YTA a background check??? Okay, Focker.
YTA for attempting to limit your tenant’s romances and relationships. You’re literally the reason so many people truly say “all landlords are bad” because no way you’re upset over made-up what ifs about a woman your friend is hanging with while your friend is an actively renting tenant.
Welcome to having roommates. Adults who are paying rent are allowed to have guests over, unless you’ve got some kind of binding rental agreement saying otherwise which it doesn’t sound like you do. If you don’t like it have a normal direct conversation with your friend about having her stay over less before doing all the weird stuff you’re suggesting. If your friend doesn’t like being micromanaged and told what to do in a place where he’s paying rent, which I suspect he won’t, then give him notice.

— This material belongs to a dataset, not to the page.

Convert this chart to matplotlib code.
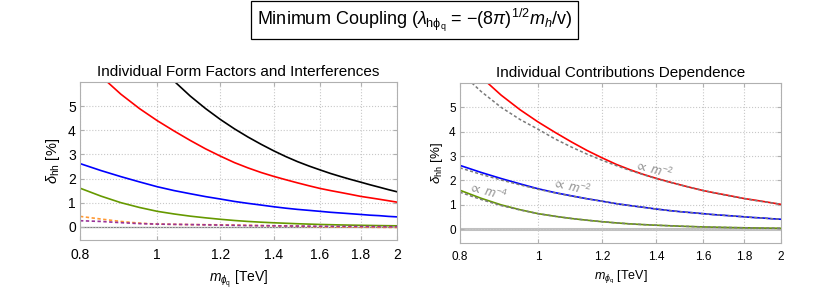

NTA it’s your house you get a say in who is allowed in. It’s perfectly normal not to want strangers in your house and to want to feel safe and comfortable in your space. You rented him the room under the assumption he was single. The situation has changed so talk to him and explain you aren’t comfortable with a stranger spending so much time in your house. Maybe they can go to her place more often till you get to know her. Either way it’s a month to month contract and if he isn’t willing to hear you out he can move out (maybe move in with her! lol) relatively easily/quickly.
Going forward learn from this and have a conversation / put a policy in your lease about guests with the person you rent to.
NTA – if she is living there or you are considering letting her live there, then a background check is a must and rent.
You would also be within your rights to tell him, she can’t stay. That you do not want to deal with that situation. It is your home, your rules.
Until you decide, lock your room.
YTA. When you accepted rent money, he became your tenant. Unless you had him sign a contract agreeing to not have people over, he can have anyone over that he likes in his room, that he pays for. It sounds like you didn’t really think this through. And no, you shouldn’t ask him for background checks on his guests… that would make you sound insane. I recommend you tell him you miss living alone and ask him if he wouldn’t mind finding another place to live.
You extended the courtesy to your friend, not his girl. Make sure she doesn’t stay for more than 14 days
I would not like this situation. It’s your house so you should be included in conversation regarding a new or changed living arrangement.
I would get together with them to meet and discuss their plans. Calmly say ,” I want to be involved in any decision for new roommates.”
Also,”
If you want your GF here then she needs to pay rent as well or find new digs. 😂”
It’s not your problem to fix their life issues especially when there isn’t a benefit to you in your own Home!
No fuss or debate needed, just pay the same amount of additional rent or find a different solution. Or just tell her and him she wasn’t invited if you’d rather not have her there. If they say anything about , whine or guilt you. merely inform them they never asked if you were cool with that which is inconsiderate and disrespectful
Id have a simple, civil discussion and ask some questions and set some boundaries. Background seems a bit much but asking for a little extra for utilities is ok.
Im. It outright calling you the asshole, but you are kind of being one. Why not talk to your roommate and see if you cant come to some mutual agreement rather than an outright ban.